OBJECTIVE :: Using the listing below, copy every line that mentions "with".

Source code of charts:
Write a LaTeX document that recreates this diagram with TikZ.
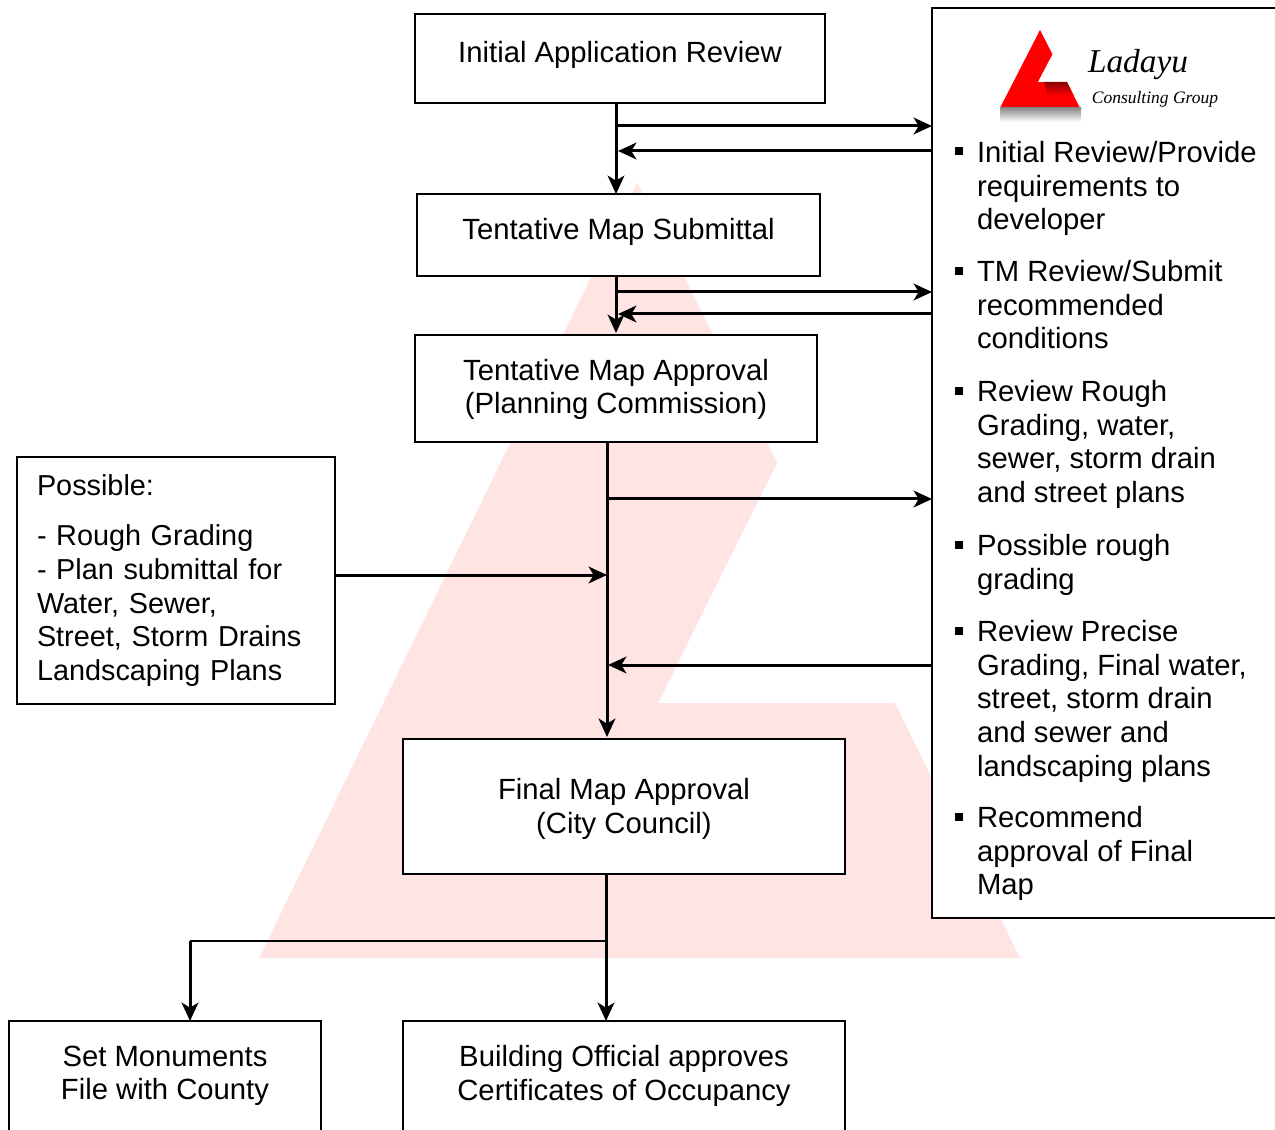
\documentclass[tikz,border=0pt]{standalone}
\usepackage{fontspec}
\setmainfont{Liberation Sans}
\newfontfamily\logofont{Liberation Serif}
\usetikzlibrary{arrows.meta}
\definecolor{markpink}{RGB}{254,228,227}
\definecolor{logored}{RGB}{255,0,0}
\tikzset{
  flowbox/.style={draw, fill=white, line width=0.65pt, inner sep=0pt, outer sep=0pt, align=center, font=\fontsize{17.55}{20}\selectfont},
  itemtext/.style={anchor=north west, inner sep=0pt, outer sep=0pt, align=left},
  itemmark/.style={fill=black, inner sep=0pt, outer sep=0pt, minimum size=4.8pt},
  flow/.style={line width=1.8pt, -{Stealth[length=11pt, width=10pt, inset=3pt]}},
  flowline/.style={line width=1pt}
}
\begin{document}
\begin{tikzpicture}[x=0.6pt, y=-0.6pt, font=\fontsize{17.55}{20.3}\selectfont]
  \useasboundingbox (0,0) rectangle (1275,1130);
  \clip (0,0) rectangle (1275,1130);
  \fill[white] (0,0) rectangle (1275,1130);

  % Watermark
  \fill[markpink] (637,183) -- (777,463) -- (658,703) -- (895,703) -- (1020,958) -- (259,958) -- cycle;

  % Flow boxes
  \node[flowbox, minimum width=246pt, minimum height=53.4pt, text depth=7.4pt] (review) at (620,58.5) {Initial Application Review};
  \node[flowbox, minimum width=241.8pt, minimum height=49.2pt, text depth=7.6pt] (submittal) at (618.5,235) {Tentative Map Submittal};
  \node[flowbox, minimum width=241.2pt, minimum height=64.2pt, text depth=2.6pt] (approval) at (616,388.5) {Tentative Map Approval\\(Planning Commission)};
  \node[flowbox, minimum width=190.8pt, minimum height=148.2pt, align=left, text width=166.8pt, font=\fontsize{17.3}{20.2}\selectfont] (possible) at (176,580.5) {Possible:\\[10pt]- Rough Grading\\- Plan submittal for\\Water, Sewer,\\Street, Storm Drains\\Landscaping Plans};
  \node[flowbox, minimum width=265.2pt, minimum height=81pt, text depth=0.8pt] (final) at (624,806.5) {Final Map Approval\\(City Council)};
  \node[flowbox, minimum width=187.2pt, minimum height=90pt, text depth=27.6pt] (monuments) at (165,1096) {Set Monuments\\File with County};
  \node[flowbox, minimum width=265.2pt, minimum height=90pt, text depth=27.6pt] (building) at (624,1096) {Building Official approves\\Certificates of Occupancy};

  % Review panel
  \node[flowbox, minimum width=222pt, minimum height=546pt] (panel) at (1117,463) {};

  % Logo
  \fill[logored] (1040,30) -- (1080,108) -- (1000,108) -- cycle;
  \shade[top color=black!45, bottom color=white] (1000,108) rectangle (1081,122);
  \fill[white] (1059,42) -- (1080,82) -- (1038,82) -- cycle;
  \shade[top color=logored!55!black, bottom color=logored] (1044,82) -- (1067,82) -- (1074,96) -- (1048,96) -- cycle;
  \node[font=\logofont\itshape\fontsize{20}{22}\selectfont, inner sep=0pt] (logoname) at (1138,65) {Ladayu};
  \node[font=\logofont\itshape\fontsize{10.5}{12}\selectfont, inner sep=0pt] (logogroup) at (1155,99) {Consulting Group};

  % Panel items
  \foreach \y/\name in {151/marka, 271/markb, 391/markc, 545/markd, 631/marke, 817/markf} {
    \node[itemmark] (\name) at (959,\y) {};
  }
  \node[itemtext] (itema) at (977,141) {Initial Review/Provide\\requirements to\\developer};
  \node[itemtext] (itemb) at (977,260) {TM Review/Submit\\recommended\\conditions};
  \node[itemtext] (itemc) at (977,380) {Review Rough\\Grading, water,\\sewer, storm drain\\and street plans};
  \node[itemtext] (itemd) at (977,534) {Possible rough\\grading};
  \node[itemtext] (iteme) at (977,620) {Review Precise\\Grading, Final water,\\street, storm drain\\and sewer and\\landscaping plans};
  \node[itemtext] (itemf) at (977,806) {Recommend\\approval of Final\\Map};

  % Trunks
  \coordinate (trunka) at (616,126);
  \coordinate (trunkb) at (616,292);
  \coordinate (trunkc) at (607,499);
  \coordinate (trunkd) at (606,941);
  \coordinate (backa) at (618,151);
  \coordinate (backb) at (618,314);
  \coordinate (backc) at (608,665);
  \coordinate (sidein) at (607,575);
  \coordinate (branch) at (190,941);

  \draw[flow] (trunka |- review.south) -- (trunka |- submittal.north);
  \draw[flow] (trunkb |- submittal.south) -- ([yshift=1.2pt]trunkb |- approval.north);
  \draw[flow] (trunkc |- approval.south) -- ([yshift=1.2pt]trunkc |- final.north);
  \draw[flow] (trunkd |- final.south) -- (trunkd |- building.north);

  % Links to the panel
  \draw[flow] (trunka) -- (trunka -| panel.west);
  \draw[flow] (backa -| panel.west) -- (backa);
  \draw[flow] (trunkb) -- (trunkb -| panel.west);
  \draw[flow] (backb -| panel.west) -- (backb);
  \draw[flow] (trunkc) -- (trunkc -| panel.west);
  \draw[flow] (backc -| panel.west) -- (backc);
  \draw[flow] (possible.east |- sidein) -- (sidein);

  % Branch
  \draw[flowline] (trunkd) -- (branch);
  \draw[flow] (branch) -- (branch |- monuments.north);
\end{tikzpicture}
\end{document}
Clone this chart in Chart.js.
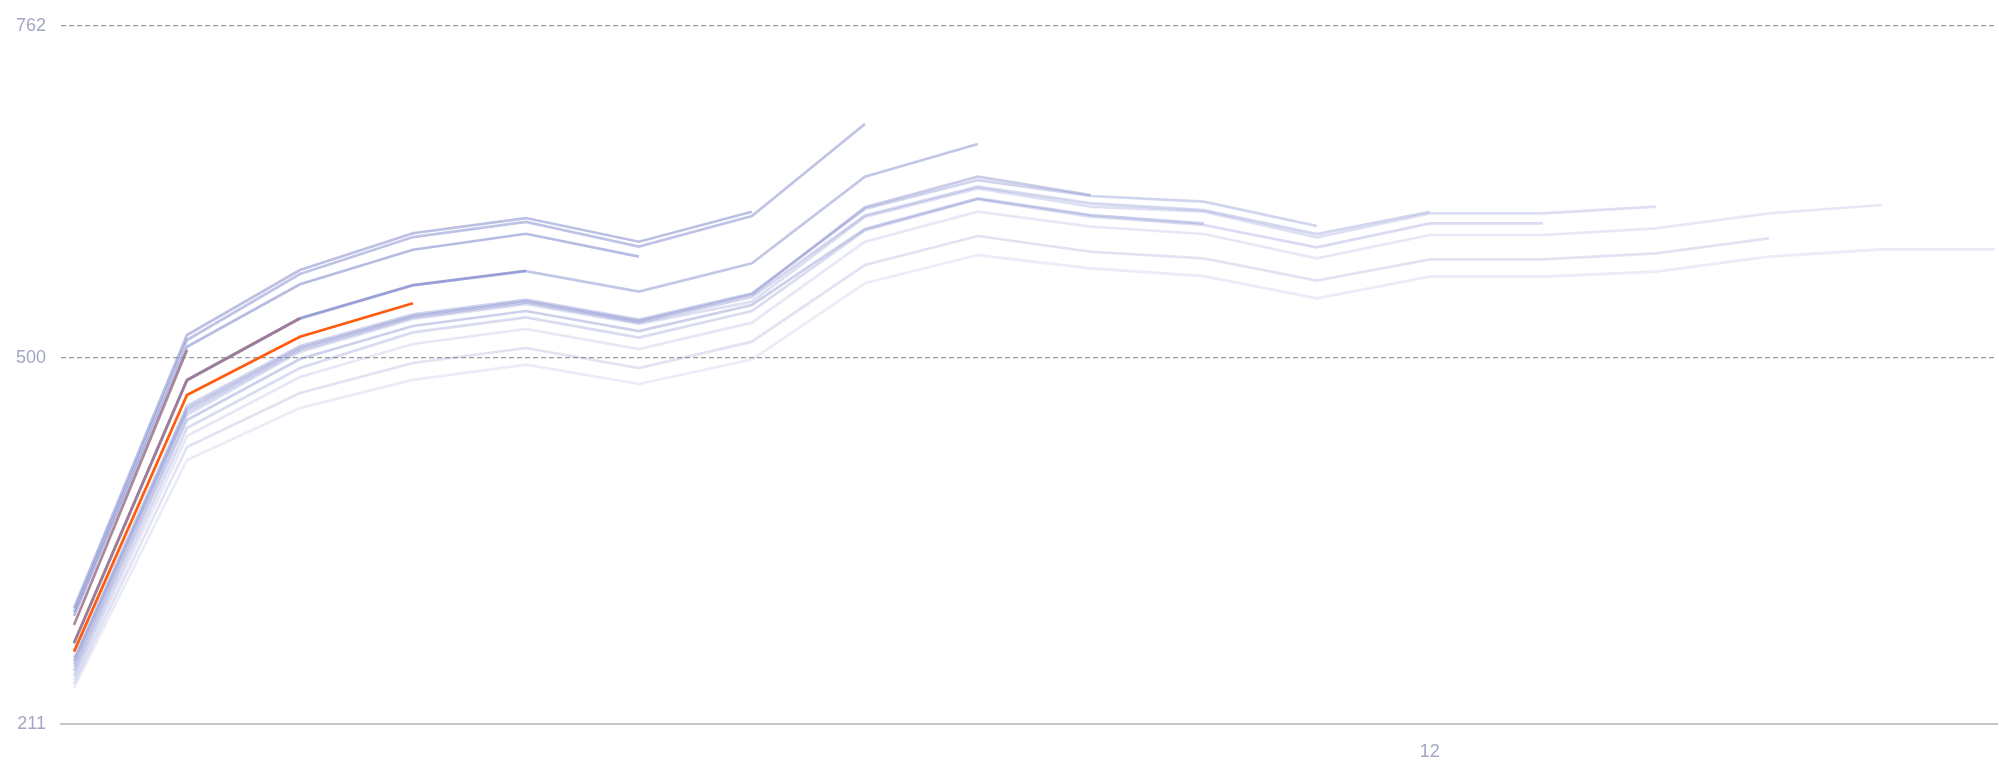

RESPONSE ::
Write a LaTeX document that recreates this diagram with TikZ.
  \node[flowbox, minimum width=187.2pt, minimum height=90pt, text depth=27.6pt] (monuments) at (165,1096) {Set Monuments\\File with County};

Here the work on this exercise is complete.